The new AMRAAM ER surface-to-air missile has a max range of 50 kilometers and a max altitude of 25 kilometers (85,000 feet). For most NASAMS users this is more than they need because NASAMS takes full advantage of its ability to network a large number of target acquisition radars, FDCs and missile launchers to cover as a large an areas as there are target acquisition radars connected to the network. This is apparently a major reason why India choose NASAMS as it could make use of the many radars already watching the busy skies over the sprawling capital. Another factor at work here is that the more senior of the normally obstructionist Indian procurement bureaucrats live and work in New Delhi and the NASAMS has demonstrated its ability to handle terrorist threats. So getting this billion dollar deal approved and installed might be expedited out of a sense of self-preservation. Then again, maybe not. Strange (and epically inefficient) are the ways of the Indian bureaucracy.

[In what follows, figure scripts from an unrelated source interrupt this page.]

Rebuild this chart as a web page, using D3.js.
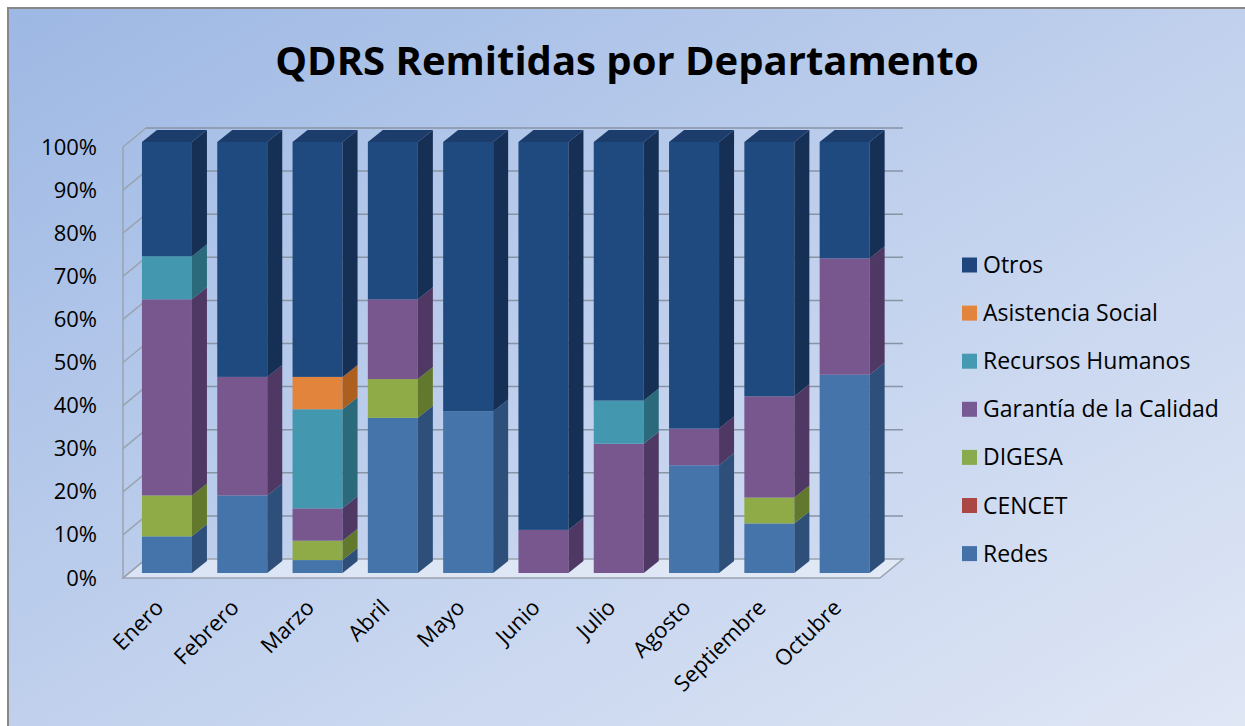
<!DOCTYPE html>
<html lang="es">
<head>
<meta charset="utf-8">
<script src="https://cdn.jsdelivr.net/npm/d3@7"></script>
<style>
  body { margin: 0; background: #fff; }
  svg { display: block; font-family: "Open Sans", sans-serif; }
</style>
</head>
<body>
<script>
// Data (percent of each month)
const months = ["Enero", "Febrero", "Marzo", "Abril", "Mayo", "Junio", "Julio", "Agosto", "Septiembre", "Octubre"];
const seriesNames = ["Redes", "CENCET", "DIGESA", "Garantía de la Calidad", "Recursos Humanos", "Asistencia Social", "Otros"];
const redes      = [8.5, 18, 3, 36, 37.5, 0, 0, 25, 11.5, 46];
const cencet     = [0, 0, 0, 0, 0, 0, 0, 0, 0, 0];
const digesa     = [9.5, 0, 4.5, 9, 0, 0, 0, 0, 6, 0];
const garantia   = [45.5, 27.5, 7.5, 18.5, 0, 10, 30, 8.5, 23.5, 27];
const rrhh       = [10, 0, 23, 0, 0, 0, 10, 0, 0, 0];
const asistencia = [0, 0, 7.5, 0, 0, 0, 0, 0, 0, 0];
const otros      = [26.5, 54.5, 54.5, 36.5, 62.5, 90, 60, 66.5, 59, 27];
const yTicks = [0, 0.1, 0.2, 0.3, 0.4, 0.5, 0.6, 0.7, 0.8, 0.9, 1];

const w = 1245, h = 726;
// front, side, top colours for each series
const colors = {
  "Redes":                  ["#4474aa", "#2d4f7a", "#3a6496"],
  "CENCET":                 ["#b04845", "#7a302e", "#953c3a"],
  "DIGESA":                 ["#8eab47", "#62792d", "#7a933b"],
  "Garantía de la Calidad": ["#78578f", "#4f3863", "#654a7a"],
  "Recursos Humanos":       ["#4398b0", "#2b6a7b", "#38839a"],
  "Asistencia Social":      ["#e2843b", "#ad5f20", "#c8722f"],
  "Otros":                  ["#1f4a80", "#162f55", "#1c3d6c"]
};
const legendColors = {
  "Redes": "#4472a8", "CENCET": "#aa4644", "DIGESA": "#8aab4d",
  "Garantía de la Calidad": "#775a94", "Recursos Humanos": "#4599b0",
  "Asistencia Social": "#e3843d", "Otros": "#1e467c"
};

const table = months.map((m, i) => ({
  month: m,
  "Redes": redes[i], "CENCET": cencet[i], "DIGESA": digesa[i],
  "Garantía de la Calidad": garantia[i], "Recursos Humanos": rrhh[i],
  "Asistencia Social": asistencia[i], "Otros": otros[i]
}));
const series = d3.stack().keys(seriesNames).offset(d3.stackOffsetExpand)(table);

// scales: bar front faces; walls are shifted from these
const xScale = d3.scaleBand().domain(months).range([129.3, 882.3]).paddingInner(0.336).paddingOuter(0.168);
const yScale = d3.scaleLinear().domain([0, 1]).range([573, 142]);
const barDx = 15, barDy = -12;       // bar depth
const frontOff = 5, backOff = -14;   // wall planes vs bar front
const wallLeftF = 123, wallLeftB = 146, wallRightF = 880, wallRightB = 903;

const svg = d3.select("body").append("svg").attr("width", w).attr("height", h);

const defs = svg.append("defs");
const grad = defs.append("linearGradient").attr("id", "bg")
  .attr("x1", "0%").attr("y1", "0%").attr("x2", "100%").attr("y2", "100%");
grad.append("stop").attr("offset", "0%").attr("stop-color", "#9db8e4");
grad.append("stop").attr("offset", "55%").attr("stop-color", "#c4d3ee");
grad.append("stop").attr("offset", "100%").attr("stop-color", "#e0e7f5");

svg.append("rect").attr("x", 8).attr("y", 8).attr("width", w).attr("height", h)
  .attr("fill", "url(#bg)").attr("stroke", "#888").attr("stroke-width", 2);

// title
svg.append("text").attr("x", 627).attr("y", 75).attr("text-anchor", "middle")
  .attr("font-size", 40).attr("font-weight", "bold").attr("fill", "#000")
  .text("QDRS Remitidas por Departamento");

// floor
svg.append("polygon")
  .attr("points", [[wallLeftF, yScale(0) + frontOff], [wallRightF, yScale(0) + frontOff],
                   [wallRightB, yScale(0) + backOff], [wallLeftB, yScale(0) + backOff]].join(" "))
  .attr("fill", "#e8eef8").attr("fill-opacity", 0.7).attr("stroke", "#9aa3b0").attr("stroke-width", 1.5);

// back wall gridlines
svg.append("g").selectAll("line").data(yTicks.slice(1)).join("line")
  .attr("x1", wallLeftB).attr("x2", wallRightB)
  .attr("y1", d => yScale(d) + backOff).attr("y2", d => yScale(d) + backOff)
  .attr("stroke", "#8893a4").attr("stroke-width", 1.5);

// left wall
svg.append("line").attr("x1", wallLeftF).attr("x2", wallLeftF)
  .attr("y1", yScale(1) + frontOff).attr("y2", yScale(0) + frontOff)
  .attr("stroke", "#9aa3b0").attr("stroke-width", 1.5);
svg.append("g").selectAll("line").data(yTicks).join("line")
  .attr("x1", wallLeftF).attr("x2", wallLeftB)
  .attr("y1", d => yScale(d) + frontOff).attr("y2", d => yScale(d) + backOff)
  .attr("stroke", "#9aa3b0").attr("stroke-width", 1.5);

// y axis labels
const yAxis = svg.append("g").attr("transform", `translate(103,${frontOff})`)
  .call(d3.axisLeft(yScale).tickValues(yTicks).tickFormat(d3.format(".0%")).tickSize(0).tickPadding(6));
yAxis.select(".domain").remove();
yAxis.selectAll("text").attr("font-size", 22).attr("font-family", "Open Sans").attr("fill", "#000");

// bars
const bw = xScale.bandwidth();
const lastIdx = series.length - 1;
const layers = svg.append("g").selectAll("g").data(series).join("g");
layers.each(function(s, si) {
  const g = d3.select(this);
  const c = colors[s.key];
  s.forEach((d, i) => {
    if (d[1] - d[0] <= 0) return;
    const x0 = xScale(months[i]), x1 = x0 + bw;
    const yt = yScale(d[1]), yb = yScale(d[0]);
    g.append("rect").attr("x", x0).attr("y", yt).attr("width", bw).attr("height", yb - yt).attr("fill", c[0]);
    g.append("polygon")
      .attr("points", [[x1, yt], [x1 + barDx, yt + barDy], [x1 + barDx, yb + barDy], [x1, yb]].join(" "))
      .attr("fill", c[1]);
    if (si === lastIdx) {
      g.append("polygon")
        .attr("points", [[x0, yt], [x1, yt], [x1 + barDx, yt + barDy], [x0 + barDx, yt + barDy]].join(" "))
        .attr("fill", c[2]);
    }
  });
});

// month labels
svg.append("g").selectAll("text").data(months).join("text")
  .attr("transform", d => `translate(${xScale(d) + bw / 2 - 2},${609}) rotate(-45)`)
  .attr("text-anchor", "end")
  .attr("font-size", 22).attr("fill", "#000")
  .text(d => d);

// legend
const legend = svg.append("g").selectAll("g").data(seriesNames.slice().reverse()).join("g")
  .attr("transform", (d, i) => `translate(962,${265 + i * 48.1})`);
legend.append("rect").attr("x", 0).attr("y", -7.5).attr("width", 15).attr("height", 15)
  .attr("fill", d => legendColors[d]);
legend.append("text").attr("x", 21).attr("dy", "0.35em").attr("font-size", 23).attr("fill", "#000")
  .text(d => d);
</script>
</body>
</html>
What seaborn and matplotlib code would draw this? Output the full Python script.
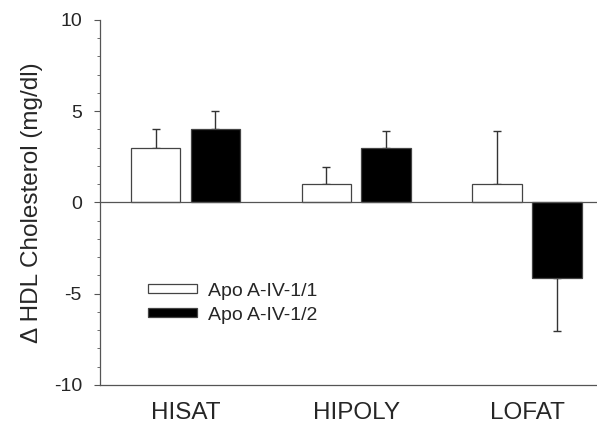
import numpy as np
import pandas as pd
import matplotlib
matplotlib.use("Agg")
import matplotlib.pyplot as plt
import seaborn as sns

diets = ["HISAT", "HIPOLY", "LOFAT"]
genotypes = ["Apo A-IV-1/1", "Apo A-IV-1/2"]
change_11 = [3.0, 1.0, 1.0]
change_12 = [4.0, 3.0, -4.15]
err_11 = [1.0, 0.95, 2.9]
err_12 = [1.0, 0.9, 2.9]

df = pd.DataFrame({
    "diet": diets * 2,
    "genotype": [genotypes[0]] * 3 + [genotypes[1]] * 3,
    "change": change_11 + change_12,
    "err": err_11 + err_12,
})

sns.set_style("ticks")
plt.rcParams["font.family"] = ["Liberation Sans", "DejaVu Sans"]
plt.rcParams["axes.unicode_minus"] = False

fig = plt.figure(figsize=(5.97, 4.23), dpi=100)
ax = fig.add_axes([0.1675, 0.09, 0.85, 0.863])

sns.barplot(data=df, x="diet", y="change", hue="genotype", order=diets,
            hue_order=genotypes, palette=["white", "black"], width=0.7, gap=0.17,
            edgecolor="#444444", linewidth=0.9, errorbar=None, ax=ax)

# one-sided error bars, drawn from the bar centres
for cont, g in zip(ax.containers, genotypes):
    sub = df[df.genotype == g].set_index("diet").loc[diets]
    xs = [p.get_x() + p.get_width() / 2 for p in cont.patches]
    vals = sub["change"].values
    errs = sub["err"].values
    lower = np.where(vals < 0, errs, 0)
    upper = np.where(vals >= 0, errs, 0)
    ax.errorbar(xs, vals, yerr=[lower, upper], fmt="none", ecolor="#333333",
                elinewidth=1.0, capsize=3, capthick=1.0, zorder=0)

ax.axhline(0, color="#555555", lw=0.9, zorder=1)
ax.set_xlim(-0.5, 2.47)
ax.set_ylim(-10, 10)
ax.set_yticks([-10, -5, 0, 5, 10])
ax.set_yticks(np.arange(-10, 11, 1), minor=True)
ax.tick_params(axis="y", which="major", length=4, width=0.8, color="#555555",
               labelsize=14, pad=9)
ax.tick_params(axis="y", which="minor", length=2, width=0.6, color="#555555")
ax.tick_params(axis="x", length=0, labelsize=17.5, pad=12)
ax.set_xlabel("")
ax.set_ylabel("Δ HDL Cholesterol (mg/dl)", fontsize=17.5, labelpad=8)
sns.despine(ax=ax)
for s in ["left", "bottom"]:
    ax.spines[s].set_color("#555555")
    ax.spines[s].set_linewidth(0.9)

ax.legend(loc="upper left", bbox_to_anchor=(0.095, 0.28), frameon=False,
          borderpad=0, borderaxespad=0,
          fontsize=14, handlelength=2.5, handleheight=0.36, handletextpad=0.6,
          labelspacing=0.35)

fig.savefig("out.png", dpi=100)
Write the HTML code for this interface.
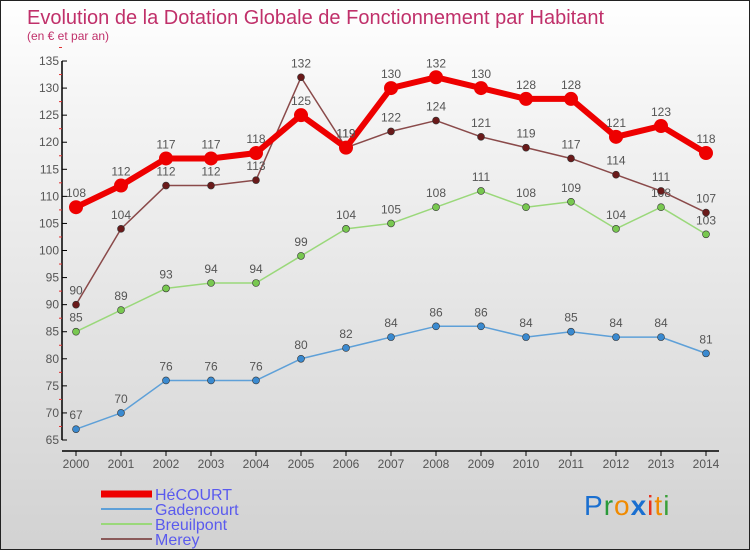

The suitability of NASAMS in providing New Delhi with effective air defense against a large list of potential aerial threats went a long way towards getting IADWS accepted. While NASAMS has not yet been installed in New Delhi it has successfully made its way through the procurement system and will protect many senior procurement officials who live and work in the capital. Nothing like a little self-interest to move things along. India has also become more aware of low altitude threats because of the undeclared war Pakistan has intensified on the northeastern border. Then there is the Chinese threat on the northwestern border, where numerous Chinese UAVs (fixed wing and quadcopter) have been used, with surprising effectiveness. None of these Chinese UAVs are armed but if they were Indian commanders admit the Chinese would have a major advantage.